No it's not. Do I really have to explain it with statistics?
Say everyone will experience event X
once in their lifetime, which is 80 years in average, that means in a population of 1000 in every given year around 12.5 people will experience it for that reason in average. Now let's say there's another way they can experience X
that also happens for everyone in their lifetime, so again it's 12.5. In this case the percentage of people who experience X
for the first time every given year is 50%, so it's not the most common cause.
But, what if the other way doesn't happen for 100% of the people, they learn their lesson and it only happens to 50% of the people? In that case it's only 6.25 people and the percentage of people who experience X
for the first time any given year is 67%, therefore it's the most common cause.
Your failure of imagination is not an argument.
Fraud in general is not new. This one in particular is.
No. All fraud relies on people trusting without good reason, or more specifically: not distrusting enough. This is no exception.
It remains to be proven that no intelligent ones with solid epistemology in fact did, and only dumb ones did.
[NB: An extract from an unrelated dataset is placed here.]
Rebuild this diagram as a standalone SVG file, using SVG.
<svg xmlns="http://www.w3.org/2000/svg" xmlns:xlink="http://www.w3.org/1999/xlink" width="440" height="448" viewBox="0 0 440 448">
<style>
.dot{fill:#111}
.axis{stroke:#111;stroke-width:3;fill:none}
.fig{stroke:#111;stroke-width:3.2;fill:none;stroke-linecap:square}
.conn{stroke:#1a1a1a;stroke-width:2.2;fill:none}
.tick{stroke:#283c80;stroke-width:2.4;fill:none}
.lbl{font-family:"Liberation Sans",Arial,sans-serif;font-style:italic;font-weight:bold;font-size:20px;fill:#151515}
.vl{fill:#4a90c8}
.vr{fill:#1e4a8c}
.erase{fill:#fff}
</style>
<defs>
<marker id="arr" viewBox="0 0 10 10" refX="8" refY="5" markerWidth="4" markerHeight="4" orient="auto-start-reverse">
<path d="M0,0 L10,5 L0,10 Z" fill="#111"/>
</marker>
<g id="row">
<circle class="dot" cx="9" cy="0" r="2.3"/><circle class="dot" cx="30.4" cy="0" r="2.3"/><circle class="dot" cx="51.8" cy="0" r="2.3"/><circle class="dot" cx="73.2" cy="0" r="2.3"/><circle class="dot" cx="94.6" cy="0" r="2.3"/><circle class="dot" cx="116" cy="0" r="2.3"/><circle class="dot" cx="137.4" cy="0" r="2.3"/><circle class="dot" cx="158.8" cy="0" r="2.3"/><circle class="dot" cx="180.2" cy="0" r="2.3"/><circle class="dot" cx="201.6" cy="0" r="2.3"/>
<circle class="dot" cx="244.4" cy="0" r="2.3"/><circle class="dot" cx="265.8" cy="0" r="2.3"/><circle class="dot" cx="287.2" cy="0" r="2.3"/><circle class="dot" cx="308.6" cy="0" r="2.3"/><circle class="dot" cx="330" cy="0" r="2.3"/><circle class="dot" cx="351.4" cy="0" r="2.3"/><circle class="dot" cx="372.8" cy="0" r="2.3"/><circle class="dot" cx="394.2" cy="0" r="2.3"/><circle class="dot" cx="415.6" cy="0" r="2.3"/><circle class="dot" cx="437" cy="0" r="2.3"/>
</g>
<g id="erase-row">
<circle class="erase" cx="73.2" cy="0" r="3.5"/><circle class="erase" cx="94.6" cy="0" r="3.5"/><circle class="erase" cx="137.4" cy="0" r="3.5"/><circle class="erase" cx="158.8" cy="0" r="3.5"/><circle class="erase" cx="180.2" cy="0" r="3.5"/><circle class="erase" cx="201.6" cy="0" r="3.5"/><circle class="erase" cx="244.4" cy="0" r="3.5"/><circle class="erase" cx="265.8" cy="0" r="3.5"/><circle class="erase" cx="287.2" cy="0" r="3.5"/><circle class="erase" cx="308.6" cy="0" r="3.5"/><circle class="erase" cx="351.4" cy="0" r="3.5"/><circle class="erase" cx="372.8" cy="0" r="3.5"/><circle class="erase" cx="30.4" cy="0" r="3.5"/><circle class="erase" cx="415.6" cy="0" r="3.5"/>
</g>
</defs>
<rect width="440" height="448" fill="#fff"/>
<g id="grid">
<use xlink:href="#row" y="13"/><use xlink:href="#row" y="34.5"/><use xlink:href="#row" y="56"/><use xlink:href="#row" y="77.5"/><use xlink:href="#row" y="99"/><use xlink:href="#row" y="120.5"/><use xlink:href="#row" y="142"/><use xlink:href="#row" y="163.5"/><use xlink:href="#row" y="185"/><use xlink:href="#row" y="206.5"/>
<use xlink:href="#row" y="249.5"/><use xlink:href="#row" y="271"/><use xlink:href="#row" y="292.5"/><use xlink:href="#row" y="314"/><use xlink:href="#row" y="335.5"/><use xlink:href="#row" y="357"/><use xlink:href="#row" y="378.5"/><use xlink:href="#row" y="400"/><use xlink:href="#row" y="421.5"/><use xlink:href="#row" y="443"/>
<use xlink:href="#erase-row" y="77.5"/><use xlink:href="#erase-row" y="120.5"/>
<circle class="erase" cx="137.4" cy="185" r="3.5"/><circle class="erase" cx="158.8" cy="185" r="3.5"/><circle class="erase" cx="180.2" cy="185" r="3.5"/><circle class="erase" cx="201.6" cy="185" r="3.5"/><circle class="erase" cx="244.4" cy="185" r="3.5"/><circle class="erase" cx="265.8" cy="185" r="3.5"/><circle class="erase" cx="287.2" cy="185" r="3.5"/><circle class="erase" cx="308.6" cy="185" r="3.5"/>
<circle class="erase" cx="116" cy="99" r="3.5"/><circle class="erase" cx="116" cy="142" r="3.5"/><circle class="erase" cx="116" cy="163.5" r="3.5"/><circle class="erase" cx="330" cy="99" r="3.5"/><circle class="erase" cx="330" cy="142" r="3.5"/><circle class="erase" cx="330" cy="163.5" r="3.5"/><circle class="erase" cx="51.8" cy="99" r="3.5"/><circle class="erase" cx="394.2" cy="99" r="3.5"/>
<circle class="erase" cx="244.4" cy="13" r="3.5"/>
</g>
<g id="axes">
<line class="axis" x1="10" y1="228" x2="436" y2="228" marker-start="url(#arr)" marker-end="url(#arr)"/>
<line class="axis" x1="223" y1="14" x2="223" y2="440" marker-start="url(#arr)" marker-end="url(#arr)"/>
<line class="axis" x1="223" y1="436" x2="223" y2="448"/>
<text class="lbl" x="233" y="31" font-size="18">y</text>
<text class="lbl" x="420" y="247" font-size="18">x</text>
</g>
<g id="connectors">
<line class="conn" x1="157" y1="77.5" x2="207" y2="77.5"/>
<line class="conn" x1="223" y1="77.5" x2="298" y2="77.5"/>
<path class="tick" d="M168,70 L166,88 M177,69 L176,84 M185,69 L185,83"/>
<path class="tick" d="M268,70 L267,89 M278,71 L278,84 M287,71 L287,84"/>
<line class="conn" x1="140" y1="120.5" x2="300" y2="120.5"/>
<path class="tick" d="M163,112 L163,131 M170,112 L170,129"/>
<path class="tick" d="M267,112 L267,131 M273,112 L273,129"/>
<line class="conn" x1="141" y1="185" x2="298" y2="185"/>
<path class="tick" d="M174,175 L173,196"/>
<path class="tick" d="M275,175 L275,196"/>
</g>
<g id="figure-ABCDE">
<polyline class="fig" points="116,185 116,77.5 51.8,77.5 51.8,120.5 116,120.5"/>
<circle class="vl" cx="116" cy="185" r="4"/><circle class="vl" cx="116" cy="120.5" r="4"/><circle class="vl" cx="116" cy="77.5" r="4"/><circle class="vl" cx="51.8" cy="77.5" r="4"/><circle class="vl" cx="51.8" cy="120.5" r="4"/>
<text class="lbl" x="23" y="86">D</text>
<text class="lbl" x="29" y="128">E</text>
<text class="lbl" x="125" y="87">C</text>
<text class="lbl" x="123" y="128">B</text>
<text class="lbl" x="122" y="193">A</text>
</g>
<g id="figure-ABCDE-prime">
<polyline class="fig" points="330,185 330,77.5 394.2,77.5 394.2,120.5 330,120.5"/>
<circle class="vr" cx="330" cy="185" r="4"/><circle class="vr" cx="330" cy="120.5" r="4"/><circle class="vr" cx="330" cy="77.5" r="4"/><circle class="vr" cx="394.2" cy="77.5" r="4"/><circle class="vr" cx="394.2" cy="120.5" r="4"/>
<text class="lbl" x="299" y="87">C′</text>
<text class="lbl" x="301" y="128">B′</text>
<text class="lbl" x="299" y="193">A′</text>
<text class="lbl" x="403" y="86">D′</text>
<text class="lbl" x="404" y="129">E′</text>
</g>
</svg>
Indeed, but it doesn't have to be proven because the hallmark of having a solid epistemology is not believing things without evidence, and in order to fall for the fraud you have to believe things without evidence. So if anyone with a solid epistemology fell for the fraud, they would have to be almost by definition a very rare exception.
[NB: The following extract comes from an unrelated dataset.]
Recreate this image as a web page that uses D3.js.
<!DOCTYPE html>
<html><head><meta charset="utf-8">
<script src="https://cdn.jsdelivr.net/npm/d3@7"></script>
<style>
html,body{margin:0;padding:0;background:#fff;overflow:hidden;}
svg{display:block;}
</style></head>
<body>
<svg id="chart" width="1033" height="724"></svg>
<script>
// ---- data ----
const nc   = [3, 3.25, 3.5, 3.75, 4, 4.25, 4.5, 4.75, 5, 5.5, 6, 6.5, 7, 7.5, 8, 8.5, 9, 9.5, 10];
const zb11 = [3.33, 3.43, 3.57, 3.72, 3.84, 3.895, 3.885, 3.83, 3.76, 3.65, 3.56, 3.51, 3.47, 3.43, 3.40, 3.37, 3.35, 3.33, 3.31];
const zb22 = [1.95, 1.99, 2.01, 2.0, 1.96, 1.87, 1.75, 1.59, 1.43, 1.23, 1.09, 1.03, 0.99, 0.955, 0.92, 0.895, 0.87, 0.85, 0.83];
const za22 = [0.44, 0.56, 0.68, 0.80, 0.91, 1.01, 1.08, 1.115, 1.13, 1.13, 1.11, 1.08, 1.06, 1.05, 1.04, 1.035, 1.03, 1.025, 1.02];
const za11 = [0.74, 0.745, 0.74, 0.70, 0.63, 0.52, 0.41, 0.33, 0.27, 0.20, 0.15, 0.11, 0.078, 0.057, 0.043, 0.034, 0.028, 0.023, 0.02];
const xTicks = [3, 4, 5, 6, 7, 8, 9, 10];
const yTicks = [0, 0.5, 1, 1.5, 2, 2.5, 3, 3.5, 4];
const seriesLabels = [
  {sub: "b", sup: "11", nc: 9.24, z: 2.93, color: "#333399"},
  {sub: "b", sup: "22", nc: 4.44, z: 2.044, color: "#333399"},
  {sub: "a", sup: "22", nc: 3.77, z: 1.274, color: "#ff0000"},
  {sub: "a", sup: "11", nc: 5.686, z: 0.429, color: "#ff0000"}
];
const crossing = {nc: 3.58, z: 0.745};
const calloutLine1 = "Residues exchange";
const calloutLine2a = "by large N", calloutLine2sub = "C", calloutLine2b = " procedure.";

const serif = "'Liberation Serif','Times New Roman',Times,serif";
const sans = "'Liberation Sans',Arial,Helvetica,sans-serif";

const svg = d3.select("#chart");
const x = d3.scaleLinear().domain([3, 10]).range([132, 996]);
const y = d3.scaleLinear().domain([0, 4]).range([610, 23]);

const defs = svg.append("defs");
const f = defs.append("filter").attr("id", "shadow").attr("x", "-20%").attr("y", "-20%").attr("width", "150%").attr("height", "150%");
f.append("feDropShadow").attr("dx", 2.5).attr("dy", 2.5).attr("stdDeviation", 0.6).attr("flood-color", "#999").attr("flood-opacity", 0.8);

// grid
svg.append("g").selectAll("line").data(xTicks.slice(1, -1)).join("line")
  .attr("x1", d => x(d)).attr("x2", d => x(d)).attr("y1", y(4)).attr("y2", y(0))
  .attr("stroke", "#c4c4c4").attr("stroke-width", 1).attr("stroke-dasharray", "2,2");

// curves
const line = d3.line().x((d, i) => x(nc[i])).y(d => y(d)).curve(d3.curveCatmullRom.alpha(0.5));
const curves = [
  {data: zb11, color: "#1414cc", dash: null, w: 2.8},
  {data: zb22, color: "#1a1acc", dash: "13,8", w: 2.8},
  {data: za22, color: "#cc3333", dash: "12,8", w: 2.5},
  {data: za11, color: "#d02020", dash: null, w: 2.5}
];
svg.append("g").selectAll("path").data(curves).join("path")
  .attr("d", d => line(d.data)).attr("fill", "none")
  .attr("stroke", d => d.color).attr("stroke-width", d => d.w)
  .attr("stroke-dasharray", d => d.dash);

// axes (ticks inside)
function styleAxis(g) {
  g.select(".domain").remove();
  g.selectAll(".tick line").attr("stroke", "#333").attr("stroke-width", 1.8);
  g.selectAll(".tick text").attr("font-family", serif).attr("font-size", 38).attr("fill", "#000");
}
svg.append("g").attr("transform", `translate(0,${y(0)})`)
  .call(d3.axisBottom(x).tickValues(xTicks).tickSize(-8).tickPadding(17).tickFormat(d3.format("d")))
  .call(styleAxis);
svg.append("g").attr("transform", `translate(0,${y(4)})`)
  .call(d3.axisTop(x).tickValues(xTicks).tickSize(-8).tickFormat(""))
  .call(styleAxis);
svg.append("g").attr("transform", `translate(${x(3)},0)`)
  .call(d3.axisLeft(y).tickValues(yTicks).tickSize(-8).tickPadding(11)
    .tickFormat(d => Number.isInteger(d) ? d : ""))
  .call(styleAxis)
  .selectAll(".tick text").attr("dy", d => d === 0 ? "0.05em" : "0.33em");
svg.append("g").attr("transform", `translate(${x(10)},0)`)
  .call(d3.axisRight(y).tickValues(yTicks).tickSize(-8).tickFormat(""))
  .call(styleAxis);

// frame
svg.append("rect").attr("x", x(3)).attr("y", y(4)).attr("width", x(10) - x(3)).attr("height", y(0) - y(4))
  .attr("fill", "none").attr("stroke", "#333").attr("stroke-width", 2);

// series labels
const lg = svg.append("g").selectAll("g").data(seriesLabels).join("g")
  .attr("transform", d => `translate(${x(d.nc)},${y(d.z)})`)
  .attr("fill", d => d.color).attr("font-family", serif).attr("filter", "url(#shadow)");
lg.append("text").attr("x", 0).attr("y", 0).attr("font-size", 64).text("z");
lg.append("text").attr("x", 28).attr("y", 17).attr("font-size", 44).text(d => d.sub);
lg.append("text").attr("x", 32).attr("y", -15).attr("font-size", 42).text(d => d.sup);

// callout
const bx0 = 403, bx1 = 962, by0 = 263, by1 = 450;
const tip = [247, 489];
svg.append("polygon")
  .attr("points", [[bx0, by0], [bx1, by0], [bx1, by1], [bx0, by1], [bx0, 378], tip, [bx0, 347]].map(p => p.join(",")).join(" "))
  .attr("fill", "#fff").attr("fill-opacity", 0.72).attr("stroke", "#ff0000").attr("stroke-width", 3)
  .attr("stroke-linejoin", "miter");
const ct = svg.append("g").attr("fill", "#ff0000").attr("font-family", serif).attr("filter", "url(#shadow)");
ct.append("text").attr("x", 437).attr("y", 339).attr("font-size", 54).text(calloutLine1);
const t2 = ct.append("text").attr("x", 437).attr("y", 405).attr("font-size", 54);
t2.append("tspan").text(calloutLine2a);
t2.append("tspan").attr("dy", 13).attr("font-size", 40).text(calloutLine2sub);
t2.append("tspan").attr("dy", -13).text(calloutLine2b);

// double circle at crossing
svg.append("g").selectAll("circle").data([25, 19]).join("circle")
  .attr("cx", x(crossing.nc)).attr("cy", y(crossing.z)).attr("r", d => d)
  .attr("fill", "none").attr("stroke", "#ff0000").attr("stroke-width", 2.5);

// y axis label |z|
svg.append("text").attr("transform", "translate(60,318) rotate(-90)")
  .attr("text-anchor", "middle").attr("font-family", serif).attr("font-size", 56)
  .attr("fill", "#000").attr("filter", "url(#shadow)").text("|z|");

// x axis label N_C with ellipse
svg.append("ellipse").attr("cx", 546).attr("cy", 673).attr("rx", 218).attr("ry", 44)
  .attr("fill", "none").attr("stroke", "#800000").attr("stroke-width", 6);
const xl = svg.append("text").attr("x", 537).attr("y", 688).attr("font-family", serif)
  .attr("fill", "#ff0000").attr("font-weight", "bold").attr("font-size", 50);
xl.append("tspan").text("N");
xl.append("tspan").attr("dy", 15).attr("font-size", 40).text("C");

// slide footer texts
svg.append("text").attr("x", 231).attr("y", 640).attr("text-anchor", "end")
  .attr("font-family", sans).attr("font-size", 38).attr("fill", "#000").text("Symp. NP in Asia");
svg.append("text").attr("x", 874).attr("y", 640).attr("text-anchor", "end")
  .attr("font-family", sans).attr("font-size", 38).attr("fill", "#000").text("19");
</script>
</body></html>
Yes. Although I don't like to use the term "agnostic" because it relates to knowledge, and here we are dealing with belief. I prefer "skeptical".
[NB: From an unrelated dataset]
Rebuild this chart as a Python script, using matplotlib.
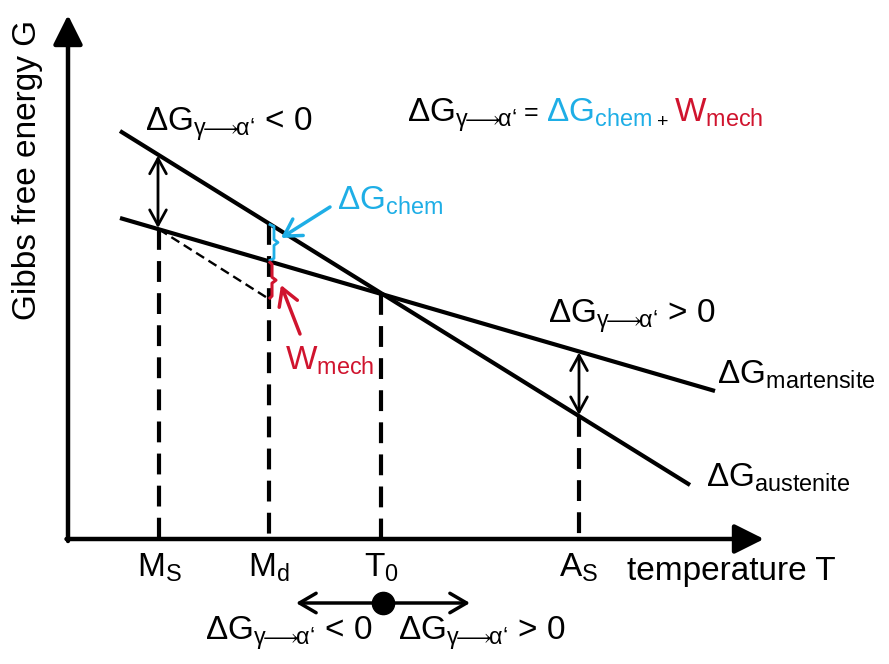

The default position is uncertain
, so maybe there's a teapot, maybe not. That means we are questioning its existence, therefore we are skeptics. But this also means we don't believe its existence (not-guilty
), which is different than believing it doesn't exist (innocent
).
You are wrong. The word trust means to "rely on", I don't rely on her not calling the police, that's something you assume, but you don't know my mental state, only I know that, and I'm telling you emphatically that I do not rely on that. You think you can read my mind, but you can't.